Nos guste o no, cuidamos y nos relacionamos como fuimos cuidados, como aprendimos de chicos en casa. Esos buenos cuidados de hoy van a ayudarlos a reconocer, rechazar, denunciar y no practicar la violencia, el abuso y el maltrato de cualquier tipo, al no haber sido naturalizados en sus vidas de chicos.
Algunas cuestiones muy importantes, más allá de ofrecerles un lugar seguro para crecer y desarrollarse:
Por un lado, tenemos que armar equipo con otros adultos para configurar todos juntos el ‘pueblo’ que acompaña el crecimiento de nuestros hijos. En la sociedad individualista de hoy a muchos padres les cuesta confiar en otros adultos (docentes, padres de amigos); entonces, los chicos solo escuchan y respetan (si es que lo hacen) a sus padres.
Por otro lado, tenemos que ir dejándolos equivocarse y hacerse cargo de las consecuencias de sus acciones, pagar precios por sus errores, reparar el daño hecho, a veces basta con una disculpa, otras hacen falta acciones (como lavar el auto del vecino que embarraron jugando con amigos). Aprenden a hacerse cargo desde chiquitos –cuando los errores son pequeños y las consecuencias también pequeñas–, de modo que lo tengan claro cuando crezcan y no estén tan cerca nuestro y ya sepan, por experiencia personal, que no podemos salvarlos de todas la situaciones.

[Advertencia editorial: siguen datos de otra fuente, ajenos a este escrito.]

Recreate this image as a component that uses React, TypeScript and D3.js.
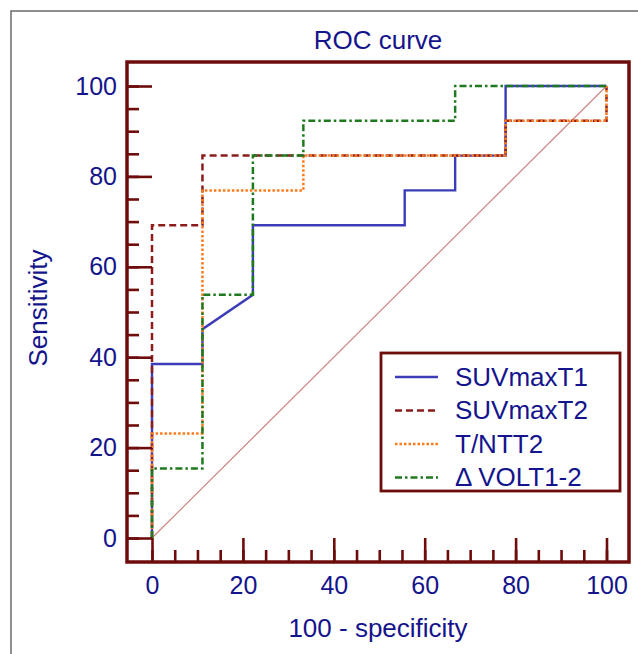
import React, { useEffect, useRef } from "react";
import * as d3 from "d3";

// ROC data (100 - specificity, sensitivity)
const seriesNames = ["SUVmaxT1", "SUVmaxT2", "T/NTT2", "Δ VOLT1-2"];

const suv1X = [0, 0, 11.1, 11.1, 22.2, 22.2, 55.6, 55.6, 66.7, 66.7, 77.8, 77.8, 100];
const suv1Y = [0, 38.5, 38.5, 46.2, 53.8, 69.2, 69.2, 76.9, 76.9, 84.6, 84.6, 100, 100];

const suv2X = [0, 0, 11.1, 11.1, 77.8, 77.8, 100, 100];
const suv2Y = [0, 69.2, 69.2, 84.6, 84.6, 92.3, 92.3, 100];

const tntX = [0, 0, 11.1, 11.1, 33.3, 33.3, 77.8, 77.8, 100, 100];
const tntY = [0, 23.1, 23.1, 76.9, 76.9, 84.6, 84.6, 92.3, 92.3, 100];

const volX = [0, 0, 11.1, 11.1, 22.2, 22.2, 33.3, 33.3, 66.7, 66.7, 100];
const volY = [0, 15.4, 15.4, 53.8, 53.8, 84.6, 84.6, 92.3, 92.3, 100, 100];

const majorTicks = [0, 20, 40, 60, 80, 100];
const minorTicks = d3.range(0, 101, 5);

const App = () => {
  const ref = useRef<SVGSVGElement>(null);

  useEffect(() => {
    const svg = d3.select(ref.current);
    svg.selectAll("*").remove();

    const W = 638;
    const H = 654;
    const frame = { left: 127, right: 629, top: 62, bottom: 562 };
    const maroon = "#6e0c0c";
    const navy = "#14148c";
    const font = "'Liberation Sans', Arial, sans-serif";

    const x = d3.scaleLinear().domain([0, 100]).range([152, 606.5]);
    const y = d3.scaleLinear().domain([0, 100]).range([538, 86]);

    // outer grey border (runs off the right/bottom edge)
    svg
      .append("rect")
      .attr("x", 11)
      .attr("y", 11)
      .attr("width", W)
      .attr("height", H)
      .attr("fill", "none")
      .attr("stroke", "#6a6a6a")
      .attr("stroke-width", 1.5);

    // title
    svg
      .append("text")
      .attr("x", (frame.left + frame.right) / 2)
      .attr("y", 49)
      .attr("text-anchor", "middle")
      .attr("font-family", font)
      .attr("font-size", 26)
      .attr("fill", navy)
      .text("ROC curve");

    // diagonal reference
    svg
      .append("line")
      .attr("x1", x(0))
      .attr("y1", y(0))
      .attr("x2", x(100))
      .attr("y2", y(100))
      .attr("stroke", "#d08585")
      .attr("stroke-width", 1.2);

    // curves
    const styles = [
      { color: "#3c3cb8", dash: null, width: 2.4 },
      { color: "#8b1c1c", dash: "7,4", width: 2.5 },
      { color: "#ff7a1a", dash: "2.5,2", width: 2.5 },
      { color: "#1f7a1f", dash: "7,3,2.5,3", width: 2.5 },
    ];
    const xs = [suv1X, suv2X, tntX, volX];
    const ys = [suv1Y, suv2Y, tntY, volY];

    const line = d3
      .line<[number, number]>()
      .x((d) => x(d[0]))
      .y((d) => y(d[1]));

    xs.forEach((xv, i) => {
      const pts = xv.map((v, j) => [v, ys[i][j]] as [number, number]);
      svg
        .append("path")
        .attr("d", line(pts))
        .attr("fill", "none")
        .attr("stroke", styles[i].color)
        .attr("stroke-width", styles[i].width)
        .attr("stroke-dasharray", styles[i].dash);
    });

    // axes: ticks point inward from the frame
    const minorLen = 12;
    const majorLen = x(0) - frame.left;

    const xMinor = svg
      .append("g")
      .attr("transform", `translate(0,${frame.bottom})`)
      .call(d3.axisBottom(x).tickValues(minorTicks).tickSize(-minorLen).tickFormat(() => ""));
    const xMajor = svg
      .append("g")
      .attr("transform", `translate(0,${frame.bottom})`)
      .call(d3.axisBottom(x).tickValues(majorTicks).tickSize(-(frame.bottom - y(0))).tickPadding(14));
    const yMinor = svg
      .append("g")
      .attr("transform", `translate(${frame.left},0)`)
      .call(d3.axisLeft(y).tickValues(minorTicks).tickSize(-minorLen).tickFormat(() => ""));
    const yMajor = svg
      .append("g")
      .attr("transform", `translate(${frame.left},0)`)
      .call(d3.axisLeft(y).tickValues(majorTicks).tickSize(-majorLen).tickPadding(10));

    [xMinor, xMajor, yMinor, yMajor].forEach((g) => {
      g.select(".domain").remove();
      g.selectAll("line").attr("stroke", maroon).attr("stroke-width", 2.6);
      g.selectAll("text")
        .attr("fill", navy)
        .attr("font-family", font)
        .attr("font-size", 25);
    });

    // frame
    svg
      .append("rect")
      .attr("x", frame.left)
      .attr("y", frame.top)
      .attr("width", frame.right - frame.left)
      .attr("height", frame.bottom - frame.top)
      .attr("fill", "none")
      .attr("stroke", maroon)
      .attr("stroke-width", 3.5);

    // axis titles
    svg
      .append("text")
      .attr("x", (frame.left + frame.right) / 2)
      .attr("y", 637)
      .attr("text-anchor", "middle")
      .attr("font-family", font)
      .attr("font-size", 26)
      .attr("fill", navy)
      .text("100 - specificity");

    svg
      .append("text")
      .attr("transform", `translate(47,${(frame.top + frame.bottom) / 2 - 4}) rotate(-90)`)
      .attr("text-anchor", "middle")
      .attr("font-family", font)
      .attr("font-size", 26)
      .attr("fill", navy)
      .text("Sensitivity");

    // legend
    const lg = svg.append("g").attr("transform", "translate(381,353)");
    lg.append("rect")
      .attr("width", 239)
      .attr("height", 138)
      .attr("fill", "white")
      .attr("stroke", maroon)
      .attr("stroke-width", 2.8);

    seriesNames.forEach((name, i) => {
      const cy = 24 + i * 33.5;
      lg.append("line")
        .attr("x1", 14)
        .attr("x2", 57)
        .attr("y1", cy)
        .attr("y2", cy)
        .attr("stroke", styles[i].color)
        .attr("stroke-width", styles[i].width)
        .attr("stroke-dasharray", styles[i].dash);
      lg.append("text")
        .attr("x", 74)
        .attr("y", cy + 8.5)
        .attr("font-family", font)
        .attr("font-size", 26)
        .attr("fill", navy)
        .text(name);
    });
  }, []);

  return (
    <svg
      ref={ref}
      width={638}
      height={654}
      style={{ position: "absolute", left: 0, top: 0, background: "white" }}
    />
  );
};

export default App;
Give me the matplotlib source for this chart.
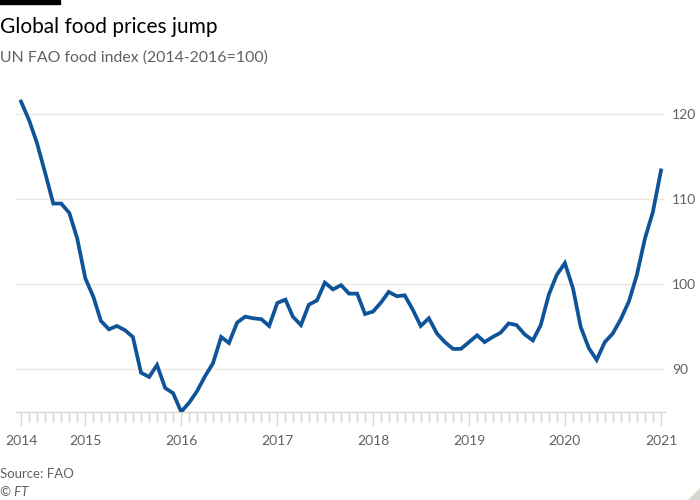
import matplotlib
matplotlib.use("Agg")
import matplotlib.pyplot as plt
import matplotlib.dates as mdates
import pandas as pd
import numpy as np

plt.rcParams['font.family'] = ['Lato', 'DejaVu Sans']

# Data: UN FAO food price index, monthly from May 2014 to Jan 2021
start_month = "2014-05-01"
index_values = [
    121.5, 119.3, 116.6, 113.1, 109.5, 109.5, 108.4, 105.4,   # May-Dec 2014
    100.7, 98.5, 95.7, 94.7, 95.1, 94.6, 93.8, 89.6, 89.1, 90.5, 87.8, 87.2,  # 2015
    85.0, 86.1, 87.4, 89.2, 90.7, 93.8, 93.1, 95.5, 96.2, 96.0, 95.9, 95.1,  # 2016
    97.8, 98.2, 96.2, 95.2, 97.6, 98.1, 100.2, 99.4, 99.9, 98.9, 98.9, 96.5,  # 2017
    96.8, 97.9, 99.1, 98.6, 98.7, 97.0, 95.1, 96.0, 94.2, 93.2, 92.4, 92.4,  # 2018
    93.2, 94.0, 93.2, 93.8, 94.3, 95.4, 95.2, 94.1, 93.4, 95.2, 98.8, 101.1,  # 2019
    102.5, 99.5, 95.0, 92.5, 91.1, 93.2, 94.2, 95.9, 98.0, 101.1, 105.4, 108.5,  # 2020
    113.4,  # Jan 2021
]
y_ticks = [90, 100, 110, 120]
x_label_years = ["2014", "2015", "2016", "2017", "2018", "2019", "2020", "2021"]

dates = pd.date_range(start_month, periods=len(index_values), freq="MS")

fig = plt.figure(figsize=(7, 5), dpi=100)
ax = fig.add_axes([16/700, 1-412.3/500, (665-16)/700, (412.3-95)/500])

FT_BLUE = "#0f5499"
GRID = "#f0e6dc"
TICK = "#ddd3ca"
TXT = "#66605c"

ax.plot(dates, index_values, color=FT_BLUE, lw=2.7, solid_joinstyle="miter", zorder=3)

month_w = pd.Timedelta(days=30.4)
ax.set_xlim(dates[0] - 0.625 * month_w, dates[-1] + 0.5 * month_w)
ax.set_ylim(84.94, 122.27)

ax.yaxis.tick_right()
ax.set_yticks(y_ticks)
ax.set_yticklabels([str(v) for v in y_ticks])
ax.tick_params(axis="y", length=0, pad=5, labelsize=10, labelcolor=TXT)
ax.grid(axis="y", color=GRID, lw=1, zorder=0)

major_pos = [dates[0]] + [d for d in dates if d.month == 1]
ax.set_xticks(major_pos)
ax.set_xticklabels(x_label_years)
ax.set_xticks(list(dates), minor=True)
ax.tick_params(axis="x", which="major", length=10, width=1, color=TICK,
               pad=6, labelsize=10, labelcolor=TXT)
ax.tick_params(axis="x", which="minor", length=7, width=1, color=TICK)

for s in ["top", "right", "left"]:
    ax.spines[s].set_visible(False)
ax.spines["bottom"].set_color(TICK)
ax.spines["bottom"].set_linewidth(1)

# Header
fig.patches.append(plt.Rectangle((0, 1-4/500), 60/700, 4/500, transform=fig.transFigure,
                                 color="black", zorder=5))
fig.text(0, 1-33/500, "Global food prices jump", fontsize=15, color="#000000",
         ha="left", va="baseline")
fig.text(0, 1-62/500, "UN FAO food index (2014-2016=100)", fontsize=11.4, color=TXT,
         ha="left", va="baseline")
fig.text(0, 1-478/500, "Source: FAO", fontsize=9.5, color=TXT, ha="left", va="baseline")
fig.text(0, 1-496/500, "© FT", fontsize=9.5, color=TXT, ha="left", va="baseline",
         style="italic")

# small corner mark at bottom-right
fig.patches.append(plt.Polygon([(1, 1-488/500), (1, 0), (1-12/700, 0)], closed=True,
                               transform=fig.transFigure, color="#d8d4d0", zorder=5))

fig.savefig("out.png", dpi=100, facecolor="white")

También las instituciones (colegios, clubes, etc.) tienen que revisar las pautas de competencia: aprender a transmitir el orgullo de la pertenencia con respeto por las otras instituciones. No es lo mismo estar orgulloso de ser parte de algo que menospreciar a los que no lo son. El problema es que en la competencia, como en la guerra, se favorecen esos modos de odiar o denigrar al otro y desplegar la fiera que todos tenemos adentro para defender a nuestra “tribu”. Esa dualidad entre el bien y el mal, entre la alegría y el orgullo, define en gran parte lo que somos, pero el entorno en el que crecemos y los vínculos con los cuidadores van a definir cómo se integran y cuál de ellos crece y predomina en nuestras acciones. No se trata de que no exista el buen enojo, sino de que aprendan a hacer un buen uso de esa energía.
La conciencia moral se disuelve (o puede disolverse) dentro de un grupo. Tenemos que enseñarlo desde que son muy chicos para que no tomen decisiones equivocadas relacionadas con lo social, por miedo a quedar afuera de un grupo o para no ser el único “cobarde” que, por ejemplo, dice que no quiere entrar en una casa vacía.
Algo parecido ocurre como consecuencia de ingerir mucho alcohol; nuestros chicos tienen que llegar a la adolescencia sabiendo que el exceso de alcohol puede impedirles pensar bien y llevarlos a hacer cosas que no harían estando sobrios, no cuidarse bien ni cuidar bien a otros.
Como dice John Lennon en su canción Imagine, desarrollemos desde la infancia en nuestros chicos la hermandad entre los seres humanos, no favorezcamos las diferencias que nos puedan hacer creer que somos mejores, para que podamos “vivir la vida en paz”. Empecemos por nuestras relaciones más cercanas y nuestros chicos chiquitos porque, como termina Lennon “quizás digas que soy un soñador pero no soy el único. Espero que algún día te unas a nosotros, y el mundo será uno solo.”